Oliver Twist
Roman Polanski (2005)
"Oliver Twist" est une sorte de suite officieuse du "Pianiste". Les points communs entre les deux films (qui se suivent dans la filmographie de Polanski) sont nombreux: adaptation d'une oeuvre littéraire, reconstitution historique, personnage de victime passive, ballottée par les événements et sauvée par un don naturel dans lequel Polanski a mis beaucoup de lui-même. Comme Oliver, Polanski est un ancien enfant rescapé de l'horreur. Et comme Szpilmann, son talent artistique l'a sauvé. S'y ajoute également une crudité dans la violence qui était absente du film de David Lean, plus onirique (même si Polanski choisit lui aussi de ne pas montrer le meurtre de Nancy). Enfin, le sauvetage s'accompagne d'un sentiment de perte et de la mélancolie qui l'accompagne. Dans le "Pianiste", Szpilmann se retrouve orphelin et ne peut remercier son bienfaiteur qui meurt prisonnier des russes. Dans "Oliver Twist" il n'y a pas le happy-end qu'il y avait chez Lean car le bonheur d'Oliver chez M. Brownlow est terni par l'exécution de Fagin qu'il considère également comme son bienfaiteur. Les liens d'affection avec ce dernier sont beaucoup plus mis en valeur que chez David Lean ce qui explique cette fin douce-amère. L'ambiguïté de la relation entre le bourreau et sa victime caractéristique du cinéma de Polanski se retrouve donc même dans un film dit "pour enfants". On peut d'ailleurs souligner que Polanski a enlevé tout ce qui a trait à la famille biologique d'Oliver. Sa mère n'apparaît pas de même que son demi-frère Monks. Ce déracinement est pour beaucoup dans l'impression que le destin d'Oliver se joue sur du hasard et de la chance bien plus que sur une quête des origines.

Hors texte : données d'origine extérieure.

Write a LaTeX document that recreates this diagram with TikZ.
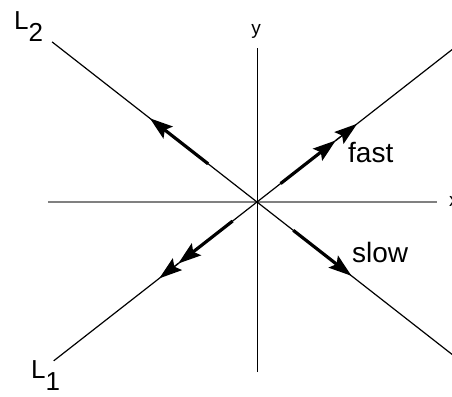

L'adaptation de Polanski est donc beaucoup plus personnelle qu'on ne l'a dit. Il a créé un Oliver qui lui ressemble. Le "Pianiste" avait été taxé à sa sortie d'académique avant que la Palme d'or et le succès du film n'en révèlent l'originalité. Même si "Oliver Twist" est moins réussi que le "Pianiste". D'abord parce que c'est la énième adaptation du chef-d'oeuvre de Dickens et qu'il y a quand même un air de déjà-vu. Ensuite la reconstitution trop léchée tue un peu l'émotion. A moins que ce ne soit le jeu de Barney Clark (Oliver) que je ne trouve pas très convaincant. Néanmoins il s'inscrit parfaitement dans l'oeuvre de Polanski et à ce titre il vaut le détour.